··· EXERCISE MATERIAL

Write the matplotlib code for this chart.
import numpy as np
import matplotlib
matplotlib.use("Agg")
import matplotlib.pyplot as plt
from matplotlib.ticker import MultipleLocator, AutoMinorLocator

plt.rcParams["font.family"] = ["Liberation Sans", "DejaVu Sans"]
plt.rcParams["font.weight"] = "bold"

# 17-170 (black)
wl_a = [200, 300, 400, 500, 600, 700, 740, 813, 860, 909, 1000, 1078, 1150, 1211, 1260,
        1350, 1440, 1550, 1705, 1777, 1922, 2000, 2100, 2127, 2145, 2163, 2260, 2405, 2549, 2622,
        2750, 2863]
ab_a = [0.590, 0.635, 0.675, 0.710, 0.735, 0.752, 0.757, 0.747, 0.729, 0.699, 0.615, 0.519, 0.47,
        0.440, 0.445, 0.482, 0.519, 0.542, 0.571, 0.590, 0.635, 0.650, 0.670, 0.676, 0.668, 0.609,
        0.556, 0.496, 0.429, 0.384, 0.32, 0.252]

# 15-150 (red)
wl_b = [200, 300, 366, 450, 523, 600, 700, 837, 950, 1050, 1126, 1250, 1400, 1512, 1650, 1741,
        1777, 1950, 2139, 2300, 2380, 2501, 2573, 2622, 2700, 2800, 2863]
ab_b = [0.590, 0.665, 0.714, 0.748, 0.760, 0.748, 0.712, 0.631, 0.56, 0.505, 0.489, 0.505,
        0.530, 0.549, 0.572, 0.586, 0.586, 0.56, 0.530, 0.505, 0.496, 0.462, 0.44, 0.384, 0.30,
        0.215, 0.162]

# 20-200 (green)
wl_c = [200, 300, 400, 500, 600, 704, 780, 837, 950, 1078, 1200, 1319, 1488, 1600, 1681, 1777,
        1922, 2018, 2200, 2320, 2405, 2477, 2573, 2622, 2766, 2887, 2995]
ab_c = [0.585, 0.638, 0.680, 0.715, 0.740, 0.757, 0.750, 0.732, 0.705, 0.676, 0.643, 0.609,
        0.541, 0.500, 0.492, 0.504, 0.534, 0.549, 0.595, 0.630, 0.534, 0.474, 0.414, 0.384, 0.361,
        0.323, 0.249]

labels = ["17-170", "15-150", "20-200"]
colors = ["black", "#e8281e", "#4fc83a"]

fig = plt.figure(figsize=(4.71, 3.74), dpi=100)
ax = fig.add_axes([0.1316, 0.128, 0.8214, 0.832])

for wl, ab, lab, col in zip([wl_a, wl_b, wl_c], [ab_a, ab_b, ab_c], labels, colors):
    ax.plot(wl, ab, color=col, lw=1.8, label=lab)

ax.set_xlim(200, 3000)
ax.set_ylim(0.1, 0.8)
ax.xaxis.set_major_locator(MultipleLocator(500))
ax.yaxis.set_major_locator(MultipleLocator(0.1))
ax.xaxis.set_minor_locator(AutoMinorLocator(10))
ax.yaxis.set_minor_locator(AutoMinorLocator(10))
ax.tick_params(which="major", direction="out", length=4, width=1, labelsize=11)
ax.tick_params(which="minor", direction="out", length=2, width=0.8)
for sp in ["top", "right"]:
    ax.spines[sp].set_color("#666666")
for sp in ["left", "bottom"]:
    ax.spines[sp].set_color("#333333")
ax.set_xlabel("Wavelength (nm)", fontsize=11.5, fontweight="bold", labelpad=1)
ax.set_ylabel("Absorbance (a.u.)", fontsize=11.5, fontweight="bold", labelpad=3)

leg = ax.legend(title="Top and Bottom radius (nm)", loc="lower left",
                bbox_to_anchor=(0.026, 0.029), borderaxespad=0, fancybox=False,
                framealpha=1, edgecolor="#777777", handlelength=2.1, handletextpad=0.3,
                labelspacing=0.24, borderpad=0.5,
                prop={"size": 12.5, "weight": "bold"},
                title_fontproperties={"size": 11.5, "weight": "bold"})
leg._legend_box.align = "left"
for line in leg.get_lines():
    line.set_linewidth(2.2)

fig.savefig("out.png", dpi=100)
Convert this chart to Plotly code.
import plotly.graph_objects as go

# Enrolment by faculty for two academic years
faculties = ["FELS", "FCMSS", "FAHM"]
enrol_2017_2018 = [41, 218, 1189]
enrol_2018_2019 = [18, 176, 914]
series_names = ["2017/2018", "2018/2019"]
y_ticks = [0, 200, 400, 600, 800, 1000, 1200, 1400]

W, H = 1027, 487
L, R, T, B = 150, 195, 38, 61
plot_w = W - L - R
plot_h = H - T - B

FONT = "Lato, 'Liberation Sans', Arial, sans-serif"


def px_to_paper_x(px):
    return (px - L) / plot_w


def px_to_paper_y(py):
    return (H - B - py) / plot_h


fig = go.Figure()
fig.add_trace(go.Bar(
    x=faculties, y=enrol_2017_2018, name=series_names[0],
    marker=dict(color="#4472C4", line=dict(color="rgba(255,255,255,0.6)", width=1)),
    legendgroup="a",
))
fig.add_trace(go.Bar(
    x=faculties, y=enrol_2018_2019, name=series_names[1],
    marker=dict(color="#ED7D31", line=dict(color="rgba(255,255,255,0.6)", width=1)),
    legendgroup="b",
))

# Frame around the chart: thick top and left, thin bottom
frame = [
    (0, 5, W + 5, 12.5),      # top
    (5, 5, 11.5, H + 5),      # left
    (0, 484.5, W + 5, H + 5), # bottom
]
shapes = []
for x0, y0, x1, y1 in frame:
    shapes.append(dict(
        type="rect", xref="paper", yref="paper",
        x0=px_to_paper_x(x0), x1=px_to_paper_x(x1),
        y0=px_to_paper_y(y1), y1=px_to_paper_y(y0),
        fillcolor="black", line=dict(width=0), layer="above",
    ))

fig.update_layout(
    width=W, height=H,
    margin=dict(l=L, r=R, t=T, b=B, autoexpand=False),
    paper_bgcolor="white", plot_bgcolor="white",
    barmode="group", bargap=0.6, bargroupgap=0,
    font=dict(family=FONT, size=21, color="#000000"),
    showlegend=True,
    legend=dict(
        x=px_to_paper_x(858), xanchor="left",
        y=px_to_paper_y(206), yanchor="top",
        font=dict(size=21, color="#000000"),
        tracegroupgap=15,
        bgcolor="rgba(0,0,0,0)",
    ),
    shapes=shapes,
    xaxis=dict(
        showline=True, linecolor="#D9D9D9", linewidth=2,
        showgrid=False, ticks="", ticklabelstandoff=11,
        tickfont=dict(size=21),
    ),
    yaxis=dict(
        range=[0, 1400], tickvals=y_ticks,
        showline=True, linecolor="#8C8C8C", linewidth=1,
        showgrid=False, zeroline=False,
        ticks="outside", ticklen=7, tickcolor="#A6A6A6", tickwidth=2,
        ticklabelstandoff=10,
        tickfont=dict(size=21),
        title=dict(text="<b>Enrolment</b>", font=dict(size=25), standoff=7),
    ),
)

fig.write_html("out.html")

······

* [WRITTEN PROBLEM]
Filter the entries down to the lines containing "chart". Copy each of those lines.

* [WRITTEN ANSWER]
Write the matplotlib code for this chart.
Convert this chart to Plotly code.
# Frame around the chart: thick top and left, thin bottom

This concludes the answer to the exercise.